Options for Restructuring
- Dormancy: Temporarily halting operations, often not recognized officially but useful for maintaining a presence in China.
- Divestiture: Selling a venture affected by negative regulatory changes, such as the end of tax incentives or restrictions on foreign investment in certain industries.
- Closure: A cumbersome process requiring careful consideration before proceeding, especially if planning to return to China post-restructuring.
- Conversion: Transforming a Representative Office (RO) into a Wholly Foreign-Owned Enterprise (WFOE), potentially offering better tax efficiency and business scope flexibility.
Key Considerations
- Tax Liability and Business Scope: WFOEs can offer advantages over ROs, including deductible expenses and potential VAT tax exemptions.

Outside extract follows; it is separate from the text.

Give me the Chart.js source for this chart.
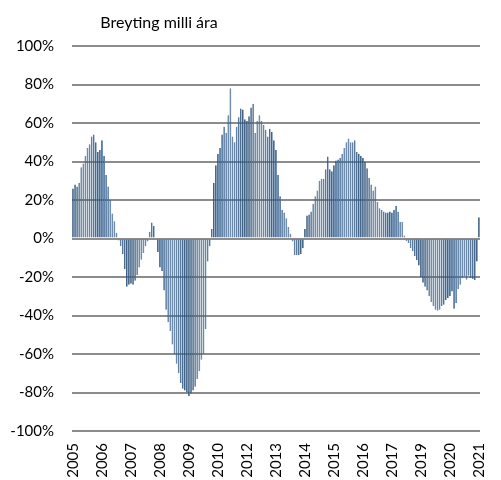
<!DOCTYPE html>
<html>
<head>
<meta charset="utf-8">
<script src="https://cdn.jsdelivr.net/npm/chart.js@4/dist/chart.umd.min.js"></script>
<style>
  html, body { margin: 0; padding: 0; background: #fff; }
  #chart { display: block; }
</style>
</head>
<body>
<canvas id="chart" width="501" height="480"></canvas>
<script>
const chartTitle = "Breyting milli ára";

// Year-on-year change (%), monthly, Jan 2005 - May 2021
const years = [2005, 2006, 2007, 2008, 2009, 2010, 2011, 2012, 2013, 2014, 2015, 2016, 2017, 2018, 2019, 2020, 2021];
const v2005 = [26, 28, 27, 29, 37, 39, 43, 47, 49, 53, 54, 50];
const v2006 = [45, 46, 51, 43, 33, 27, 20, 13, 9, 3, -1, -4];
const v2007 = [-8, -16, -25, -24, -23.5, -24, -22, -19, -15, -11, -7.5, -4];
const v2008 = [-1.5, 3.5, 8.3, 6.6, -0.5, -7, -15, -17, -27, -37, -43.5, -48];
const v2009 = [-55, -60, -65, -70, -75, -78, -79, -80, -82, -80.5, -79, -77];
const v2010 = [-73, -69, -63, -60, -47, -12, -4, 5, 29, 38, 44, 47];
const v2011 = [54, 58, 55, 64, 78, 53, 50, 58, 63, 67.5, 67, 62];
const v2012 = [61, 63.5, 68, 70, 55, 61, 64, 61, 59, 56.5, 53, 57];
const v2013 = [55.5, 51, 46, 33, 22, 15, 13.5, 10.5, 6, 2.5, -1.5, -8.7];
const v2014 = [-8.7, -8.7, -8, -5, 5, 12, 12.5, 14, 18, 22, 25, 30];
const v2015 = [31, 31, 36, 42.6, 36, 35, 38, 40.5, 41, 42, 44, 47];
const v2016 = [50, 52, 50, 50, 51, 45, 44, 43, 42, 40, 36.5, 31.5];
const v2017 = [28, 25, 27, 19, 15.7, 14.8, 14, 13.5, 13.5, 14, 13.5, 15];
const v2018 = [17, 14, 8.7, 8.7, 1.5, -1.4, -2.3, -4.9, -6.6, -9.2, -11.3, -14];
const v2019 = [-20, -23, -25, -27, -30, -33, -35, -37, -37.5, -37, -35, -34.4];
const v2020 = [-32, -31, -30, -27.5, -36.5, -33.5, -26.3, -24, -20.6, -19.7, -21.4, -19.3];
const v2021 = [-20.6, -21, -21.5, -12, 11];

const yearValues = [v2005, v2006, v2007, v2008, v2009, v2010, v2011, v2012, v2013,
  v2014, v2015, v2016, v2017, v2018, v2019, v2020, v2021];

// Excel shows every 14th category label
const labelEvery = 14;

const labels = [];
const values = [];
yearValues.forEach((arr, yi) => {
  arr.forEach((v, mi) => {
    labels.push(years[yi] + "-" + String(mi + 1).padStart(2, "0"));
    values.push(v);
  });
});

const FONT = "Lato, 'Open Sans', sans-serif";

const titlePlugin = {
  id: "topTitle",
  afterDraw(chart) {
    const ctx = chart.ctx;
    ctx.save();
    ctx.font = "16px " + FONT;
    ctx.fillStyle = "#000";
    ctx.textAlign = "center";
    ctx.textBaseline = "middle";
    ctx.fillText(chartTitle, chart.chartArea.left + 87, 23);
    ctx.restore();
  },
};

new Chart(document.getElementById("chart"), {
  type: "bar",
  data: {
    labels: labels,
    datasets: [{
      data: values,
      backgroundColor: "#4d739c",
      borderColor: "#244a72",
      borderWidth: { left: 1, right: 0, top: 0, bottom: 0 },
      barPercentage: 0.85,
      categoryPercentage: 1,
    }],
  },
  options: {
    responsive: false,
    animation: false,
    layout: { padding: { top: 46, right: 7, left: 0, bottom: 0 } },
    plugins: {
      legend: { display: false },
      tooltip: { enabled: false },
    },
    scales: {
      x: {
        grid: { display: false },
        border: { display: false },
        ticks: {
          autoSkip: false,
          maxRotation: 90,
          minRotation: 90,
          padding: 4,
          color: "#000",
          font: { family: FONT, size: 15 },
          callback: function (val, idx) {
            return idx % labelEvery === 0 ? this.getLabelForValue(val).slice(0, 4) : "";
          },
        },
        afterFit(axis) { axis.height = 49; },
      },
      y: {
        min: -100,
        max: 100,
        grid: { color: "#8c8c8c", lineWidth: 2, drawTicks: false },
        border: { display: false },
        ticks: {
          stepSize: 20,
          padding: 18,
          color: "#000",
          font: { family: FONT, size: 15 },
          callback: (v) => v + "%",
        },
        afterFit(axis) { axis.width = 72; },
      },
    },
  },
  plugins: [titlePlugin],
});
</script>
</body>
</html>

- Strategic Planning: Proper planning and execution of restructuring can save significant costs and effort, ensuring a smoother transition and future growth.
Conclusion
Understanding the various options for restructuring and their implications is crucial for foreign investors in China. Well-executed restructuring plans can mitigate costs and pave the way for sustainable business growth, even amidst challenging market conditions. The increasing trend in foreign direct investment (FDI) into China indicates the resilience and attractiveness of the market, despite challenges. As of April 2015, FDI had reached $44.5 billion, marking a 10.7% increase from the previous year, highlighting the ongoing interest and investment in the Chinese market.